Pensions, 401(k)s and what’s next
TEXT OF INTERVIEW
Tess Vigeland: We’re going to continue our discussion now of the 401(k) system.
Teresa Ghilarducci is an economist with the New School in New York, and Teresa, with pensions, the so-called defined-benefit system, your company sets aside money and you know what you’re getting in return. With 401(k)s, you put the money in voluntarily and then you cross your fingers that you’ll have something in the end — your return depends on the markets.
Teresa Ghilarducci: There’s actually another thing it depends upon: You don’t actually get to survey the whole market and decide where to invest. You only can invest in the places that your employer has chosen for you. We’re also finding that there’s often a conflict of interest between the firm’s loyalty to you and the firm’s loyalty to the financial firms that they choose. The other problem is that most people withdraw money from their 401(k) plan before retirement, and worse, many employees think that employers are required to contribute to 401(k) plans, but in fact it’s only voluntary from the employers point of view.
Vigeland: Given that we’ve seen a massive shift from the pension system to the 401(k) system, do either of them provide enough retirement income, with of course the add on of Social Security?
Ghilarducci: That’s a good question. If you have a defined benefit plan and you work for a company at about age 40 and you keep it until you retire, the defined benefit plan, the tradition pension plan and Social Security will give you enough. The 401(k) plan is now a little under $100,000 on average for someone approaching retirement. That, for an average earner, will not give you enough with Social Security to replace your income. And so I’ve declared, for most people, the 401(k) system is a failed experiment.
Vigeland: You called 401(k)s a “failed experiment” — is that fair given that they’ve really only been popular since the ’90s?
Ghilarducci: Yes. It is fair because the projections of what they could do are really based on our observations of human behavior.

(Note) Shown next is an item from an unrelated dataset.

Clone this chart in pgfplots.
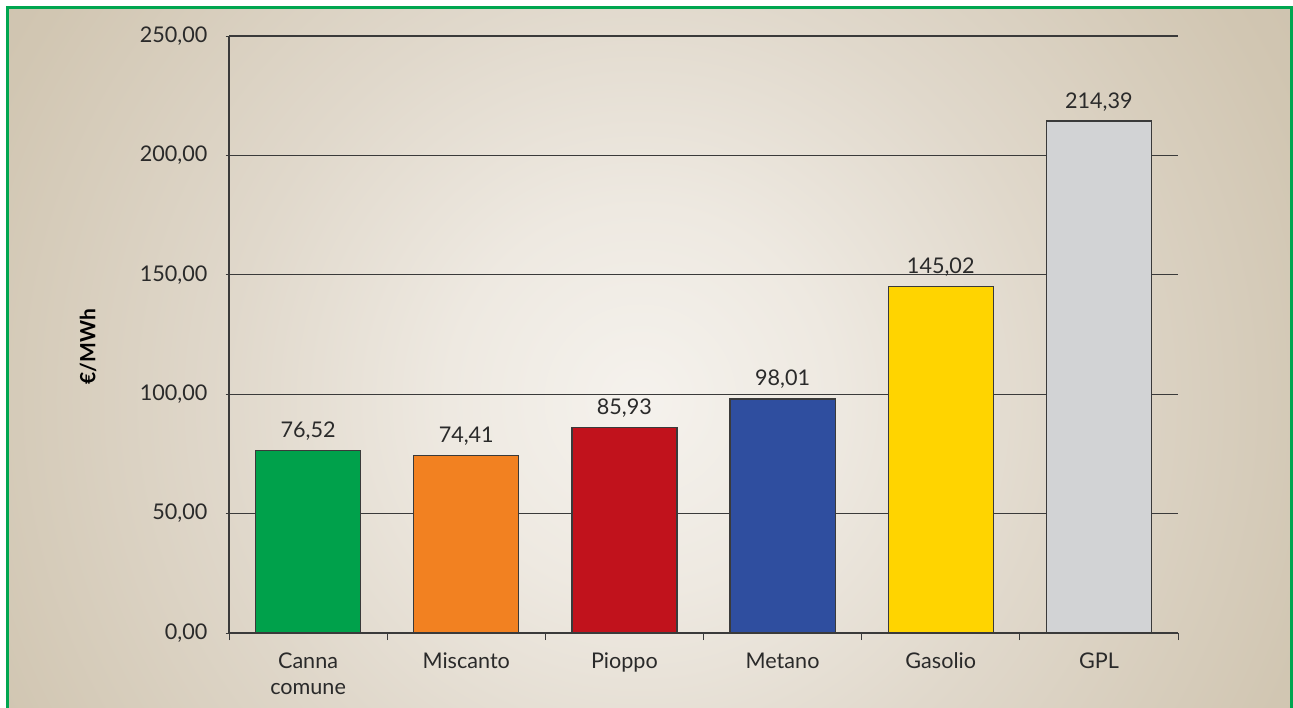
\documentclass[border=0pt]{standalone}
\usepackage{pgfplots}
\pgfplotsset{compat=1.18}
\usepackage{fontspec}
\setmainfont{Lato}
\definecolor{bgA}{HTML}{F5F2ED}
\definecolor{bgB}{HTML}{EEE9E1}
\definecolor{bgC}{HTML}{E0D8CB}
\definecolor{bgD}{HTML}{D1C6B2}
\definecolor{bgE}{HTML}{C9BDA8}
\definecolor{bgF}{HTML}{C6B9A3}
\definecolor{frame}{HTML}{00A650}
\definecolor{gridc}{HTML}{3A3A3A}
\definecolor{cgreen}{HTML}{00A14B}
\definecolor{corange}{HTML}{F28121}
\definecolor{cred}{HTML}{C1121C}
\definecolor{cblue}{HTML}{2F4E9F}
\definecolor{cyellow}{HTML}{FFD400}
\definecolor{cgrey}{HTML}{D2D3D5}
\definecolor{txt}{HTML}{2A2A2A}
\pgfdeclareradialshading{bgshade}{\pgfpoint{0bp}{0bp}}{color(0bp)=(bgA); color(6bp)=(bgB); color(13bp)=(bgC); color(22bp)=(bgD); color(29bp)=(bgE); color(50bp)=(bgF)}
\begin{document}
\begin{tikzpicture}
\path[use as bounding box] (0,0) rectangle (646.5pt,-353.5pt);
\begin{scope}
\clip (3.5pt,-3.5pt) rectangle (646pt,-353.5pt);
\fill[bgE] (3.5pt,-3.5pt) rectangle (646pt,-353.5pt);
\shade[shading=bgshade] (320pt,-200pt) circle (400pt);
\end{scope}
\draw[frame, line width=1.5pt] (3.5pt,-354pt) -- (3.5pt,-3.5pt) -- (645.75pt,-3.5pt) -- (645.75pt,-354pt);
\begin{axis}[
  at={(114.5pt,-316.5pt)}, anchor=south west,
  scale only axis, width=474.5pt, height=298.5pt,
  ymin=0, ymax=250, xmin=-0.5, xmax=5.5,
  ytick={0,50,...,250},
  xtick={0,...,5},
  xticklabels={Canna\\comune, Miscanto, Pioppo, Metano, Gasolio, GPL},
  minor xtick={-0.5,0.5,...,5.5},
  major x tick style={draw=none},
  tick align=outside,
  major tick length=3.5pt, minor tick length=3.5pt,
  tick style={gridc, line width=0.5pt},
  axis x line=bottom, axis y line=left,
  axis line style={-, gridc, line width=0.6pt},
  ymajorgrids, major grid style={gridc, line width=0.6pt},
  /pgf/number format/.cd, fixed, fixed zerofill, precision=2, use comma, assume math mode=true,
  /pgfplots/.cd,
  ticklabel style={font=\fontsize{10.8}{13}\selectfont, text=txt},
  xticklabel style={align=center, yshift=-3pt},
  yticklabel style={xshift=-5.5pt},
  ylabel={\textbf{€/MWh}},
  ylabel style={at={(axis description cs:-0.1486,0.48)}, anchor=center, font=\fontsize{10.5}{12}\selectfont, text=black},
  ybar, bar width=0.664,
  nodes near coords,
  every node near coord/.append style={anchor=base, yshift=6.5pt, font=\fontsize{10.8}{13}\selectfont, text=txt},
  clip=false,
]
\addplot[bar shift=0pt, fill=cgreen, draw=gridc, line width=0.6pt] coordinates {(0,76.52)};
\addplot[bar shift=0pt, fill=corange, draw=gridc, line width=0.6pt] coordinates {(1,74.41)};
\addplot[bar shift=0pt, fill=cred, draw=gridc, line width=0.6pt] coordinates {(2,85.93)};
\addplot[bar shift=0pt, fill=cblue, draw=gridc, line width=0.6pt] coordinates {(3,98.01)};
\addplot[bar shift=0pt, fill=cyellow, draw=gridc, line width=0.6pt] coordinates {(4,145.02)};
\addplot[bar shift=0pt, fill=cgrey, draw=gridc, line width=0.6pt] coordinates {(5,214.39)};
\end{axis}
\end{tikzpicture}
\end{document}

Most experts are convinced that people will withdraw the money from their 401(k)s before they retire, and if they do that and only save at the extent that they are saving — you know, 5, 10 percent — they’ll never be able to supplement Social Security to provide an adequate retirement savings.

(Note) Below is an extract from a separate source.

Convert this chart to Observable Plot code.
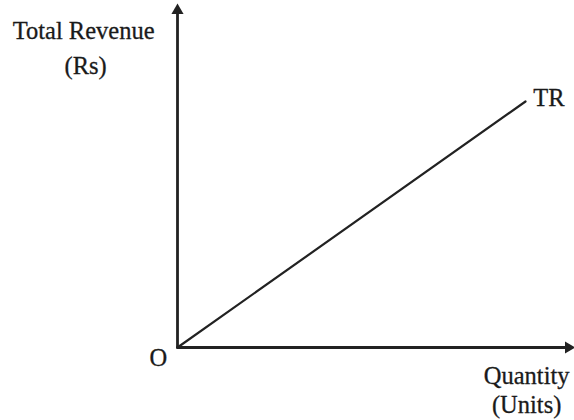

Vigeland: Well, you’ve proposed a new retirement system that you argue combines the best parts of a pension and the best parts of a 401(k). Describe for us how it would work.
Ghilarducci: What I’ve proposed is an expansion of the Social Security system with a twist. I propose that at minimum people contribute five percent, with perhaps some help from their employer. That money would be invested by the government in stocks and bonds and other assets, and in return for their contributions, the federal government would guarantee three percent adjusted for inflation, so today it would be about seven percent guaranteed return. And everybody I’ve talked to said they would jump at that chance to earn seven percent return on their 401(k) plan, given what they’ve just gone through, which is a negative 22 percent, at best, return on their income.
Vigeland: Teresa Ghilarducci is professor of economic policy analysis at the New School for Social Research in New York and her book, “When I’m 64: The Plot Against Pensions and the Plan to Save Them” came out this year. Thanks so much for your help today.
Ghilarducci: Thanks Tess. It was an honor to be with you.